++++ SUPPLIED MATERIAL ++++

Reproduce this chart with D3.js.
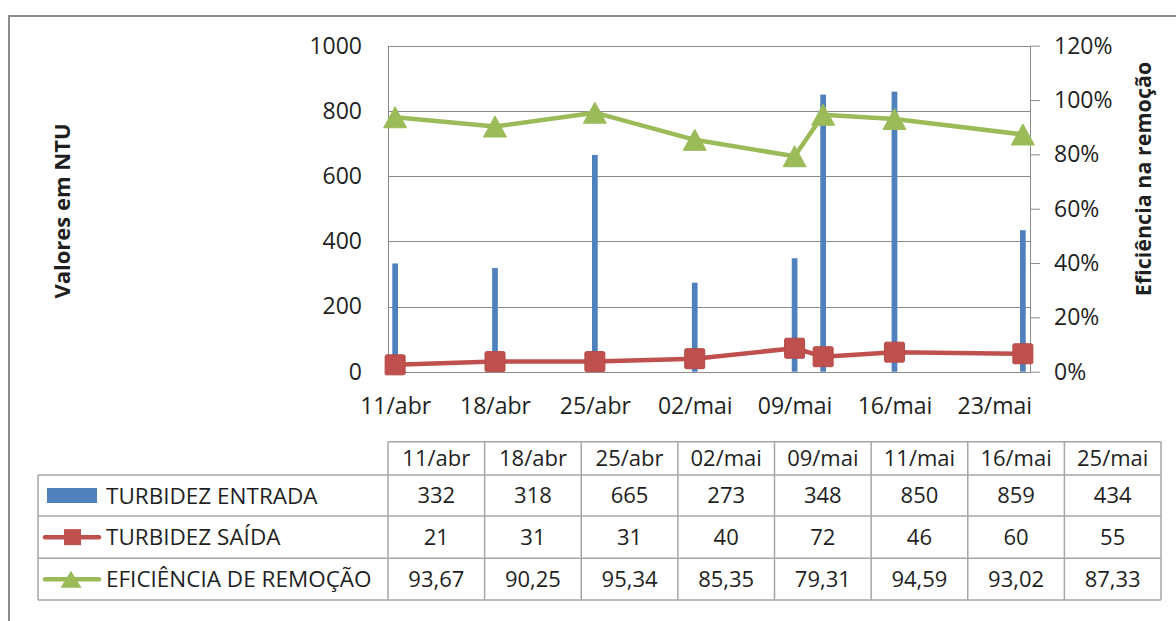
<!DOCTYPE html>
<html>
<head>
<meta charset="utf-8">
<script src="https://cdn.jsdelivr.net/npm/d3@7"></script>
<style>
  body { margin: 0; background: #fff; }
  svg { display: block; }
  text { font-family: "Open Sans", sans-serif; fill: #1f1f1f; }
</style>
</head>
<body>
<svg id="chart" width="1176" height="621"></svg>
<script>
// Sampling dates and measurements
const sampleDates = ["2011-04-11", "2011-04-18", "2011-04-25", "2011-05-02",
                     "2011-05-09", "2011-05-11", "2011-05-16", "2011-05-25"];
const turbidezEntrada = [332, 318, 665, 273, 348, 850, 859, 434];
const turbidezSaida = [21, 31, 31, 40, 72, 46, 60, 55];
const eficienciaRemocao = [93.67, 90.25, 95.34, 85.35, 79.31, 94.59, 93.02, 87.33];
const seriesNames = ["TURBIDEZ ENTRADA", "TURBIDEZ SAÍDA", "EFICIÊNCIA DE REMOÇÃO"];
const ntuTicks = [0, 200, 400, 600, 800, 1000];
const pctTicks = [0, 0.2, 0.4, 0.6, 0.8, 1.0, 1.2];
const axisTitleLeft = "Valores em NTU";
const axisTitleRight = "Eficiência na remoção";

const COLORS = { entrada: "#4F81BD", saida: "#C0504D", eficiencia: "#9BBB59", grid: "#8a8a8a", table: "#a6a6a6" };

const ptTime = d3.timeFormatLocale({
  dateTime: "%A, %e de %B de %Y. %X", date: "%d/%m/%Y", time: "%H:%M:%S",
  periods: ["AM", "PM"],
  days: ["domingo", "segunda", "terça", "quarta", "quinta", "sexta", "sábado"],
  shortDays: ["dom", "seg", "ter", "qua", "qui", "sex", "sáb"],
  months: ["janeiro", "fevereiro", "março", "abril", "maio", "junho", "julho", "agosto", "setembro", "outubro", "novembro", "dezembro"],
  shortMonths: ["jan", "fev", "mar", "abr", "mai", "jun", "jul", "ago", "set", "out", "nov", "dez"]
});
const ptNum = d3.formatLocale({ decimal: ",", thousands: ".", grouping: [3], currency: ["R$", ""] });
const fmtDate = ptTime.utcFormat("%d/%b");
const fmtDec = ptNum.format(".2f");
const fmtInt = ptNum.format("d");

const dates = sampleDates.map(s => d3.utcParse("%Y-%m-%d")(s));
const rows = dates.map((d, i) => ({
  date: d, entrada: turbidezEntrada[i], saida: turbidezSaida[i], ef: eficienciaRemocao[i] / 100
}));

const svg = d3.select("#chart");
svg.append("rect").attr("width", 1176).attr("height", 621).attr("fill", "#fff");

// Chart frame
svg.append("rect")
  .attr("x", 9).attr("y", 16).attr("width", 1200).attr("height", 640)
  .attr("fill", "none").attr("stroke", "#8c8c8c").attr("stroke-width", 2);

const plot = { left: 388, right: 1030, top: 45.7, bottom: 371.7 };

// Date axis: each day is a slot, points sit in the middle of their day
const x = d3.scaleUtc()
  .domain([d3.utcHour.offset(dates[0], -12), d3.utcHour.offset(dates[dates.length - 1], 12)])
  .range([plot.left, plot.right]);
const yL = d3.scaleLinear().domain([0, 1000]).range([plot.bottom, plot.top]);
const yR = d3.scaleLinear().domain([0, 1.2]).range([plot.bottom, plot.top]);

const weekTicks = d3.utcDay.range(dates[0], d3.utcDay.offset(dates[dates.length - 1], 1))
  .filter((d, i) => i % 7 === 0);

// Horizontal gridlines
svg.append("g").selectAll("line").data(ntuTicks).join("line")
  .attr("x1", plot.left).attr("x2", plot.right)
  .attr("y1", d => Math.round(yL(d)) + 0.5).attr("y2", d => Math.round(yL(d)) + 0.5)
  .attr("stroke", COLORS.grid).attr("stroke-width", 1);

// Left axis
const gL = svg.append("g").attr("transform", `translate(${plot.left},0)`)
  .call(d3.axisLeft(yL).tickValues(ntuTicks).tickSize(0).tickSizeOuter(0).tickPadding(26)
    .tickFormat(d3.format("d")));
gL.select(".domain").attr("stroke", COLORS.grid);
gL.selectAll("text").attr("font-size", 23).style("font-family", "Open Sans").attr("fill", "#1f1f1f");

// Right axis
const gR = svg.append("g").attr("transform", `translate(${plot.right},0)`)
  .call(d3.axisRight(yR).tickValues(pctTicks).tickSize(10).tickSizeOuter(0).tickPadding(14)
    .tickFormat(d3.format(".0%")));
gR.select(".domain").attr("stroke", COLORS.grid);
gR.selectAll("line").attr("stroke", COLORS.grid);
gR.selectAll("text").attr("font-size", 23).style("font-family", "Open Sans").attr("fill", "#1f1f1f");

// Bottom date labels
const gX = svg.append("g").attr("transform", `translate(0,${plot.bottom})`)
  .call(d3.axisBottom(x).tickValues(weekTicks).tickSize(0).tickPadding(26).tickFormat(fmtDate));
gX.select(".domain").remove();
gX.selectAll("text").attr("font-size", 23).style("font-family", "Open Sans").attr("fill", "#1f1f1f");

// Bars: a day slot with 150% gap
const dayW = x(d3.utcDay.offset(dates[0], 1)) - x(dates[0]);
const barW = dayW / 2.5;
svg.append("g").selectAll("rect").data(rows).join("rect")
  .attr("x", d => x(d.date) - barW / 2).attr("width", barW)
  .attr("y", d => yL(d.entrada)).attr("height", d => yL(0) - yL(d.entrada))
  .attr("fill", COLORS.entrada);

// Outlet turbidity line + square markers
svg.append("path").datum(rows)
  .attr("fill", "none").attr("stroke", COLORS.saida).attr("stroke-width", 4.5)
  .attr("stroke-linejoin", "round")
  .attr("d", d3.line().x(d => x(d.date)).y(d => yL(d.saida)));
const SQ = 20;
svg.append("g").selectAll("rect").data(rows).join("rect")
  .attr("x", d => x(d.date) - SQ / 2).attr("y", d => yL(d.saida) - SQ / 2)
  .attr("width", SQ).attr("height", SQ).attr("rx", 1.5)
  .attr("fill", COLORS.saida).attr("stroke", "#b44a47").attr("stroke-width", 1);

// Removal efficiency line + triangle markers
svg.append("path").datum(rows)
  .attr("fill", "none").attr("stroke", COLORS.eficiencia).attr("stroke-width", 4.5)
  .attr("stroke-linejoin", "round")
  .attr("d", d3.line().x(d => x(d.date)).y(d => yR(d.ef)));
const triPath = (w, h) => `M0,${-h / 2}L${w / 2},${h / 2}L${-w / 2},${h / 2}Z`;
svg.append("g").selectAll("path").data(rows).join("path")
  .attr("transform", d => `translate(${x(d.date)},${yR(d.ef)})`)
  .attr("d", triPath(23, 21))
  .attr("fill", COLORS.eficiencia).attr("stroke", COLORS.eficiencia).attr("stroke-width", 1)
  .attr("stroke-linejoin", "round");

// Axis titles
svg.append("text")
  .attr("transform", "translate(69.5,211) rotate(-90)")
  .attr("text-anchor", "middle").attr("font-size", 22).attr("font-weight", 700)
  .attr("fill", "#000").text(axisTitleLeft);
svg.append("text")
  .attr("transform", "translate(1150.5,179) rotate(-90)")
  .attr("text-anchor", "middle").attr("font-size", 21.5).attr("font-weight", 700)
  .attr("fill", "#000").text(axisTitleRight);

// Data table
const table = { left: 38, colStart: 388, right: 1161, top: 441.7, headBottom: 475, rowH: [41, 42.3, 41.7] };
const col = d3.scaleBand().domain(d3.range(rows.length)).range([table.colStart, table.right]);
const rowTops = [table.headBottom];
table.rowH.forEach((h, i) => rowTops.push(rowTops[i] + h));
const gT = svg.append("g");
const line = (x1, y1, x2, y2) => gT.append("line")
  .attr("x1", x1).attr("y1", y1).attr("x2", x2).attr("y2", y2)
  .attr("stroke", COLORS.table).attr("stroke-width", 1.5);

// header row borders (data columns only)
line(table.colStart, table.top, table.right, table.top);
// body horizontal lines
rowTops.forEach(y => line(table.left, y, table.right, y));
// vertical lines
line(table.left, table.headBottom, table.left, rowTops[3]);
d3.range(rows.length + 1).forEach(i => {
  const xx = i < rows.length ? col(i) : table.right;
  line(xx, table.top, xx, rowTops[3]);
});

const cellText = (xc, yc, txt) => gT.append("text")
  .attr("x", xc).attr("y", yc).attr("dy", "0.36em")
  .attr("text-anchor", "middle").attr("font-size", 22).text(txt);

const headMid = (table.top + table.headBottom) / 2;
rows.forEach((r, i) => {
  const xc = col(i) + col.bandwidth() / 2;
  cellText(xc, headMid, fmtDate(r.date));
  cellText(xc, (rowTops[0] + rowTops[1]) / 2, fmtInt(r.entrada));
  cellText(xc, (rowTops[1] + rowTops[2]) / 2, fmtInt(r.saida));
  cellText(xc, (rowTops[2] + rowTops[3]) / 2, fmtDec(r.ef * 100));
});

// Legend keys inside the table
const mids = [0, 1, 2].map(i => (rowTops[i] + rowTops[i + 1]) / 2);
gT.append("rect").attr("x", 47).attr("y", mids[0] - 7.5).attr("width", 50).attr("height", 15)
  .attr("fill", COLORS.entrada);
gT.append("line").attr("x1", 45).attr("x2", 99).attr("y1", mids[1]).attr("y2", mids[1])
  .attr("stroke", COLORS.saida).attr("stroke-width", 4.5).attr("stroke-linecap", "round");
gT.append("rect").attr("x", 64).attr("y", mids[1] - 8).attr("width", 17).attr("height", 16)
  .attr("fill", COLORS.saida);
gT.append("line").attr("x1", 45).attr("x2", 99).attr("y1", mids[2]).attr("y2", mids[2])
  .attr("stroke", COLORS.eficiencia).attr("stroke-width", 4.5).attr("stroke-linecap", "round");
gT.append("path").attr("transform", `translate(71,${mids[2]})`).attr("d", triPath(21, 17))
  .attr("fill", COLORS.eficiencia);

seriesNames.forEach((name, i) => {
  gT.append("text").attr("x", 106).attr("y", mids[i]).attr("dy", "0.36em")
    .attr("font-size", 22.5).text(name);
});
</script>
</body>
</html>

++++

* EXERCISE PROMPT:
Search the data for the string "with". List each line that has it.

* WRITTEN RESPONSE:
Reproduce this chart with D3.js.
// Bars: a day slot with 150% gap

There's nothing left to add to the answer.